The remarkable thing about al-Khaledi was how extremely personable he was. Modest about his accomplishments, he was always quick to give credit to others, to sit with diverse groups of people and to encourage younger poets at every opportunity. His sociability and open-mindedness made my task all the easier. Working as an anthropologist for several years in Yemen, I was able to collect and translate many of his poems and complete a detailed history of his life just six months before he died. I remember my first impression of him at the local market in Lab`us, near his village in Yafi`a, where he paced around with a plastic sack in hand, bought the day’s groceries and supplies, chatted with others and swapped news as if the boundaries of the world were just over the hill. As I quickly discovered, the parochial image was deceiving. Everywhere he went in Yafi`a and `Aden people greeted him; delegations visiting from as far as Hadramawt, Sana`a and Ma’rib regularly sought him out, gave him the podium and devoured his poems; migrant communities in the Gulf, Britain and the United States were passionate about his poetry and the latest cassettes. Ironically, and most revealingly, he was relatively anonymous in official Yemeni media, academic institutions, and circles of the intellectual elite. His poetry, rather than couched in the elevated diction and conventional imagery of classical Arabic poetry, was sung in a familiar, colloquial tongue; his language, rather than replicating the discourses of those in circles of power, spoke to the concerns of popular Yemeni audiences. Ultimately, his poetry filled gaps and interpreted ruptures in political discourses, and for precisely that reason was remarkably mobile.

The last time I wa with al-Khaledi, we attended a rural wedding celebration together. We’d spent the previous evening with our eyes glued to the television set, watching France beat Brazil in the World Cup; he had been an avid observer through the final moments, late into the night, so I assumed that on the following night he would retire early.
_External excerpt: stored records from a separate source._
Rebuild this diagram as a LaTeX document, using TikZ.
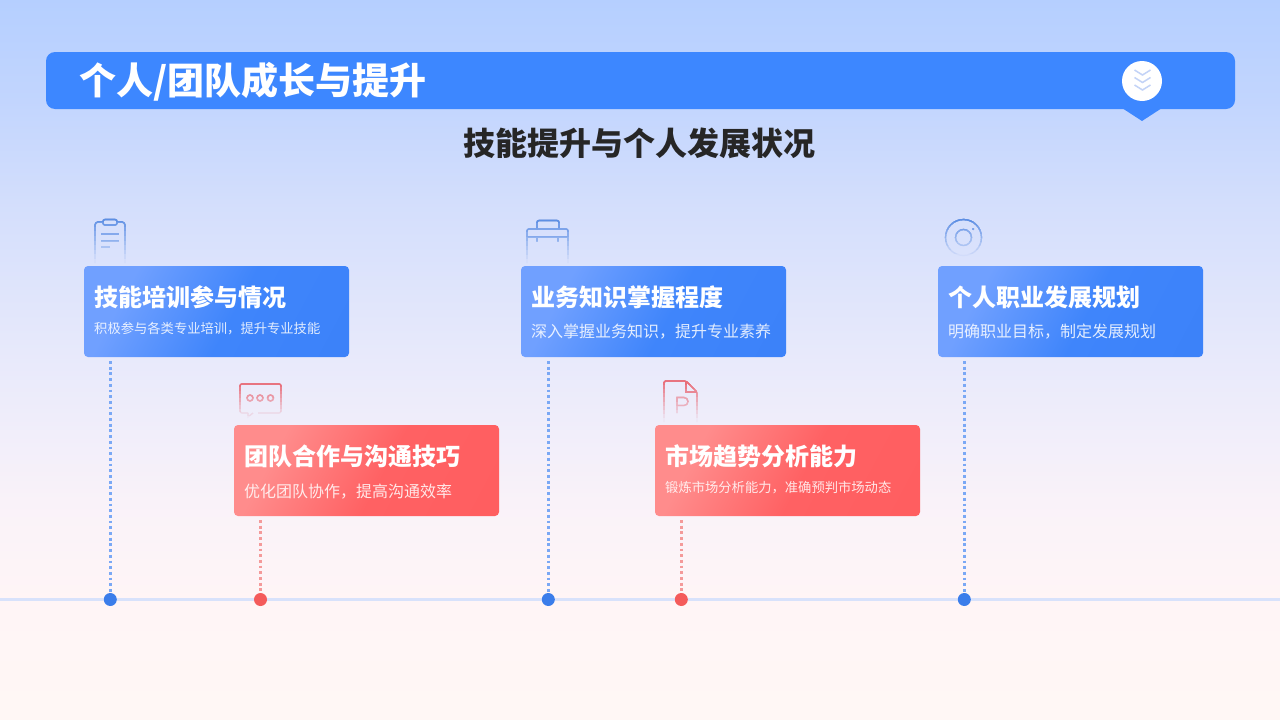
\documentclass[tikz,border=0pt]{standalone}
\usepackage{fontspec}
\setmainfont{Noto Sans CJK SC}
\usetikzlibrary{calc}
\definecolor{barblue}{HTML}{3D87FF}
\definecolor{chev}{HTML}{C3D3F7}
\definecolor{axisline}{HTML}{D8E2FB}
\definecolor{dotblue}{HTML}{3B7DEA}
\definecolor{dotred}{HTML}{F45B5B}
\definecolor{linkblue}{HTML}{7AA8F5}
\definecolor{linkred}{HTML}{F49A9A}
\definecolor{iconblue}{HTML}{4F86E2}
\definecolor{iconred}{HTML}{E8606C}
\definecolor{iconbgblue}{HTML}{D9E1FB}
\definecolor{iconbgred}{HTML}{EDEBFA}
\definecolor{headink}{HTML}{262626}
\definecolor{bga}{HTML}{FFF7F5}
\definecolor{bgb}{HTML}{FFF5F6}
\definecolor{bgc}{HTML}{F9F2F9}
\definecolor{bgd}{HTML}{E7E9FB}
\definecolor{bge}{HTML}{D3DEFC}
\definecolor{bgf}{HTML}{C2D5FE}
\definecolor{bgg}{HTML}{B5CFFF}
\definecolor{cba}{HTML}{70A0FF}
\definecolor{cbb}{HTML}{3F85FB}
\definecolor{cbc}{HTML}{3A80F8}
\definecolor{cra}{HTML}{FF8C8C}
\definecolor{crb}{HTML}{FF6163}
\definecolor{crc}{HTML}{FF5C5E}
\pgfdeclarehorizontalshading{cardblue}{100bp}{
  color(0bp)=(cba);
  color(28bp)=(cba);
  color(54bp)=(cbb);
  color(100bp)=(cbc)}
\pgfdeclarehorizontalshading{cardred}{100bp}{
  color(0bp)=(cra);
  color(28bp)=(cra);
  color(54bp)=(crb);
  color(100bp)=(crc)}
% paints #7 from the faintest, whole, to the strongest, clipped to ever shorter tops:
% top #1, bottom #2, x range #3-#4, ink #5, background #6
\newcommand{\fadeicon}[7]{%
  \foreach \k in {9,8,...,0}{%
    \pgfmathsetmacro{\yb}{#1+(#2-#1)*(\k+1)/10}%
    \pgfmathtruncatemacro{\pct}{90-85*\k/9}%
    \begin{scope}
      \clip (#3,#1) rectangle (#4,\yb);
      \begin{scope}[color=#5!\pct!#6,line width=1.2pt]
        #7
      \end{scope}
    \end{scope}
  }%
}
\newcommand{\bgband}[4]{%
  \path[top color=#3,bottom color=#4,draw=none] (0,#1) rectangle (1280,#2);%
}
\tikzset{
  x=1pt,y=-1pt,
  titlebar/.style={inner sep=0pt,outer sep=0pt,anchor=north west,minimum width=1189pt,minimum height=57pt,fill=barblue,rounded corners=9pt},
  card/.style={inner sep=0pt,outer sep=0pt,anchor=north west,minimum width=265pt,minimum height=91pt,rounded corners=4pt},
  bluecard/.style={card,shading=cardblue,shading angle=-28},
  redcard/.style={card,shading=cardred,shading angle=-28},
  cardtitle/.style={inner sep=0pt,anchor=west,text=white,font=\fontsize{24}{28}\selectfont\bfseries},
  cardsub/.style={inner sep=0pt,anchor=west,text=white,text opacity=.85,font=\fontsize{16}{20}\selectfont},
  cardsubsmall/.style={cardsub,font=\fontsize{13.3}{16}\selectfont},
  bluedot/.style={circle,fill=dotblue,inner sep=0pt,outer sep=0pt,minimum size=13pt},
  reddot/.style={circle,fill=dotred,inner sep=0pt,outer sep=0pt,minimum size=13pt},
  link/.style={line width=2.8pt,dash pattern=on 2.8pt off 2.9pt,shorten <=4pt},
}
\begin{document}
\begin{tikzpicture}
\useasboundingbox (0,0) rectangle (1280,720);
\bgband{-1}{101}{bgg}{bgf}
\bgband{100}{201}{bgf}{bge}
\bgband{200}{351}{bge}{bgd}
\bgband{350}{501}{bgd}{bgc}
\bgband{500}{601}{bgc}{bgb}
\bgband{600}{721}{bgb}{bga}

% header
\fill[barblue] (1122,108) -- (1142,121) -- (1162,108) -- cycle;
\node[titlebar] (bar) at (46,52) {};
\node[inner sep=0pt,anchor=west,text=white,font=\fontsize{37}{41}\selectfont\bfseries] (title) at (79.5,82) {个人/团队成长与提升};
\node[circle,fill=white,inner sep=0pt,minimum size=40pt] (badge) at (1142,81) {};
\foreach \yy in {70,77.5,85}{
  \draw[chev,line width=1.5pt] (1134.5,\yy) -- (1142.5,\yy+5) -- (1150.5,\yy);
}
\node[inner sep=0pt,text=headink,font=\fontsize{32}{36}\selectfont\bfseries] (head) at (639.5,143) {技能提升与个人发展状况};

% axis
\coordinate (axl) at (0,599.5);
\coordinate (axr) at (1280,599.5);
\draw[axisline,line width=3.4pt] (axl) -- (axr);

% cards
\node[bluecard] (c1) at (84,266) {};
\node[redcard] (c2) at (234,425) {};
\node[bluecard] (c3) at (521,266) {};
\node[redcard] (c4) at (655,425) {};
\node[bluecard] (c5) at (938,266) {};

\node[cardtitle] (t1) at (94,297) {技能培训参与情况};
\node[cardsubsmall] (s1) at (94,329) {积极参与各类专业培训，提升专业技能};
\node[cardtitle] (t2) at (244,456) {团队合作与沟通技巧};
\node[cardsub] (s2) at (244,492) {优化团队协作，提高沟通效率};
\node[cardtitle] (t3) at (531,297) {业务知识掌握程度};
\node[cardsub] (s3) at (531,332) {深入掌握业务知识，提升专业素养};
\node[cardtitle] (t4) at (665,456) {市场趋势分析能力};
\node[cardsubsmall] (s4) at (665,488) {锻炼市场分析能力，准确预判市场动态};
\node[cardtitle] (t5) at (948,297) {个人职业发展规划};
\node[cardsub] (s5) at (948,332) {明确职业目标，制定发展规划};

% dots and links
\node[bluedot] (d1) at (110.3,599.5) {};
\node[reddot] (d2) at (260.5,599.5) {};
\node[bluedot] (d3) at (548.3,599.5) {};
\node[reddot] (d4) at (681.3,599.5) {};
\node[bluedot] (d5) at (964.3,599.5) {};
\draw[link,linkblue] (d1 |- c1.south) -- (d1);
\draw[link,linkred] (d2 |- c2.south) -- (d2);
\draw[link,linkblue] (d3 |- c3.south) -- (d3);
\draw[link,linkred] (d4 |- c4.south) -- (d4);
\draw[link,linkblue] (d5 |- c5.south) -- (d5);

% clipboard icon
\fadeicon{217}{263}{90}{130}{iconblue}{iconbgblue}{
  \draw[rounded corners=3pt] (103,222) -- (95,222) -- (95,263) (125,263) -- (125,222) -- (117,222);
  \draw[rounded corners=2pt] (103,219.5) rectangle (117,225);
  \draw (101,234) -- (119,234) (101,241) -- (119,241) (101,247) -- (110,247);
}
% briefcase icon
\fadeicon{218}{263}{522}{573}{iconblue}{iconbgblue}{
  \draw[rounded corners=2pt] (527,263) -- (527,229) -- (568,229) -- (568,263);
  \draw[rounded corners=2pt] (537,229) -- (537,220.5) -- (559,220.5) -- (559,229);
  \draw (527,237) -- (568,237) (537,237) -- (537,242) (558,237) -- (558,242);
}
% chat icon
\fadeicon{383}{419}{236}{286}{iconred}{iconbgred}{
  \draw[rounded corners=2pt] (248,413) -- (240,413) -- (240,384) -- (281,384) -- (281,413) -- (258,413);
  \draw (248,413) -- (248,417) -- (253,413);
  \draw (250,398) circle (3);
  \draw (260,398) circle (3);
  \draw (270.5,398) circle (3);
}
% file icon
\fadeicon{380}{422}{660}{702}{iconred}{iconbgred}{
  \draw[rounded corners=1.5pt] (664,422) -- (664,381) -- (686,381) -- (697,392) -- (697,422);
  \draw (686,381) -- (686,392) -- (697,392);
  \draw (677,413) -- (677,397.5) -- (684,397.5) arc[start angle=-90,end angle=90,radius=4] -- (677,405.5);
}
% target icon
\fadeicon{218}{257}{942}{986}{iconblue}{iconbgblue}{
  \draw (963.5,237.5) circle (18);
  \draw (963.5,237.5) circle (8);
  \fill (973,229) circle (1);
}
\end{tikzpicture}
\end{document}
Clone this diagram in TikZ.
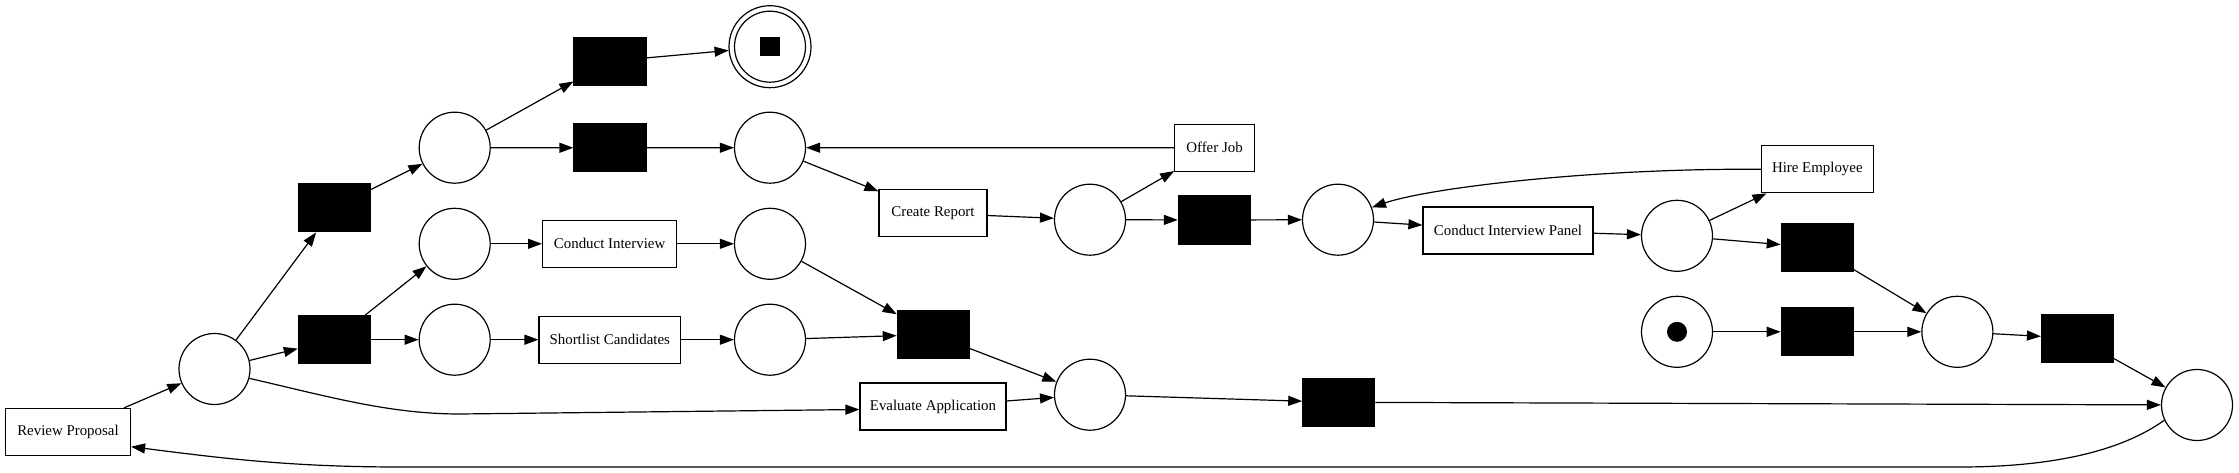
\documentclass[tikz,border=0pt]{standalone}
\usepackage{fontspec}
\setmainfont{Liberation Serif}
\usetikzlibrary{arrows.meta}
\begin{document}
\begin{tikzpicture}[x=1pt,y=-1pt,line width=1.2pt,
  place/.style={circle,draw,minimum size=71pt,inner sep=0pt},
  trans/.style={rectangle,draw,fill=black,minimum width=72pt,minimum height=48pt,inner sep=0pt},
  task/.style={rectangle,draw,minimum height=47pt,inner sep=0pt,font=\fontsize{14.9}{17}\selectfont},
  arc/.style={-{Triangle[length=14pt,width=10pt]}},
]
\useasboundingbox (0,0) rectangle (2239,473);
\node[task,minimum width=125pt] (rp) at (68,432) {Review Proposal};
\node[place] (p1) at (214.5,369) {};
\node[trans] (ta) at (334.4,207.8) {};
\node[trans] (tb) at (334.4,339.7) {};
\node[place] (p2) at (454.7,147.7) {};
\node[place] (p3) at (454.7,243.8) {};
\node[place] (p4) at (454.7,339.7) {};
\node[trans] (tc) at (610,61.2) {};
\node[trans] (td) at (610,147.8) {};
\node[task,minimum width=134pt] (ci) at (609.6,243.8) {Conduct Interview};
\node[task,minimum width=141.5pt] (sc) at (609.8,339.7) {Shortlist Candidates};
\node[place] (fin) at (770,46.7) {};
\node[circle,draw,minimum size=82pt,inner sep=0pt] (finout) at (770,46.7) {};
\node[fill=black,minimum width=20pt,minimum height=19pt,inner sep=0pt] (fintok) at (770,47) {};
\node[place] (p5) at (770,147.7) {};
\node[place] (p6) at (770,243.8) {};
\node[place] (p7) at (770,339.7) {};
\node[task,minimum width=108pt] (cr) at (933,213.3) {Create Report};
\node[task,minimum width=146pt] (ea) at (933,406.5) {Evaluate Application};
\node[trans] (tg) at (933.3,334.5) {};
\node[place] (p8) at (1090,219.7) {};
\node[place] (p10) at (1090,394.7) {};
\node[task,minimum width=79.5pt] (oj) at (1214.5,147.8) {Offer Job};
\node[trans] (te) at (1214.4,220) {};
\node[trans] (tf) at (1338.8,402.3) {};
\node[place] (p9) at (1338,219.7) {};
\node[task,minimum width=170pt] (cip) at (1508,230.6) {Conduct Interview Panel};
\node[place] (p11) at (1677,235.8) {};
\node[place] (p0) at (1677,331.8) {};
\node[circle,fill=black,minimum size=20pt,inner sep=0pt] (tok) at (1677,331.8) {};
\node[task,minimum width=111.6pt] (he) at (1817.3,169.3) {Hire Employee};
\node[trans] (th) at (1817.3,247.7) {};
\node[trans] (ti) at (1817.3,331.8) {};
\node[place] (p12) at (1957.4,331.8) {};
\node[trans] (tj) at (2077.5,338.3) {};
\node[place] (p13) at (2197,405) {};

\draw[arc] (rp) -- (p1);
\draw[arc] (p1) -- (ta);
\draw[arc] (p1) -- (tb);
\draw[arc] (p1.-15) .. controls (330,397) and (390,414) .. (460,414) -- ([yshift=-3pt]ea.west);
\draw[arc] (ta) -- (p2);
\draw[arc] (tb) -- (p3);
\draw[arc] (tb) -- (p4);
\draw[arc] (p2) -- (tc);
\draw[arc] (p2) -- (td);
\draw[arc] (tc) -- (finout);
\draw[arc] (td) -- (p5);
\draw[arc] (p3) -- (ci);
\draw[arc] (ci) -- (p6);
\draw[arc] (p4) -- (sc);
\draw[arc] (sc) -- (p7);
\draw[arc] (oj) -- (p5);
\draw[arc] (p5) -- (cr);
\draw[arc] (p6) -- (tg);
\draw[arc] (p7) -- (tg);
\draw[arc] (tg) -- (p10);
\draw[arc] (ea) -- (p10);
\draw[arc] (p10) -- (tf);
\draw[arc] (tf) -- (p13);
\draw[arc] (cr) -- (p8);
\draw[arc] (p8) -- (oj);
\draw[arc] (p8) -- (te);
\draw[arc] (te) -- (p9);
\draw[arc] (he.west) .. controls (1600,168) and (1432,187) .. (p9.20);
\draw[arc] (p9) -- (cip);
\draw[arc] (cip) -- (p11);
\draw[arc] (p11) -- (he);
\draw[arc] (p11) -- (th);
\draw[arc] (th) -- (p12);
\draw[arc] (p0) -- (ti);
\draw[arc] (ti) -- (p12);
\draw[arc] (p12) -- (tj);
\draw[arc] (tj) -- (p13);
\draw[arc] (p13.-155) .. controls (2120,452) and (2050,467) .. (1960,467) -- (400,467) .. controls (290,467) and (220,458) .. ([yshift=-14.7pt]rp.east);
\end{tikzpicture}
\end{document}
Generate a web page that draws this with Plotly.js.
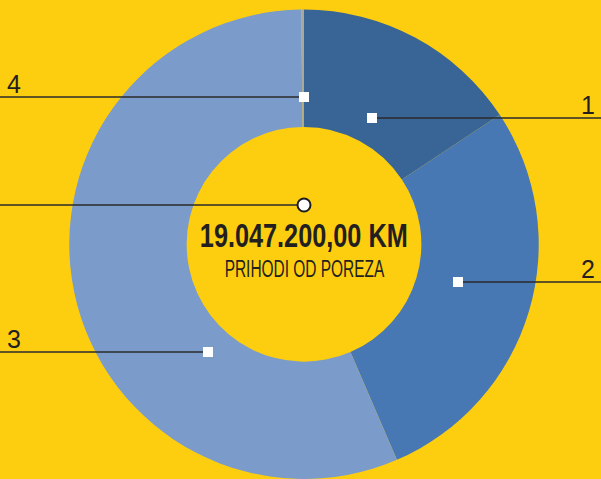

As dinner at the wedding was concluded and people gathered to dance, a poetic competition was set up. 

Poets slowly gathered to compete extemporaneously, and soon al-Khaledi was in the center of a ring of challengers, each vying for an opportunity to produce a few perfectly measured and rhymed verses that could dislodge the “poet of ripostes” from his throne. The drums beat furiously, the dancers romped, and neither the tournament nor al-Khaledi showed any signs of abating by the time I crept exhausted into bed at two in the morning. I remember being amazed and relieved that al-Khaledi had the constitution to endure longer than a fit 30-year old. It is therefore with deep sorrow that, in writing an obituary, I reflect on how audiences young and old alike have been deprived of a man who had such a love for his country, a commitment to his neighbors, and a passion for poetry.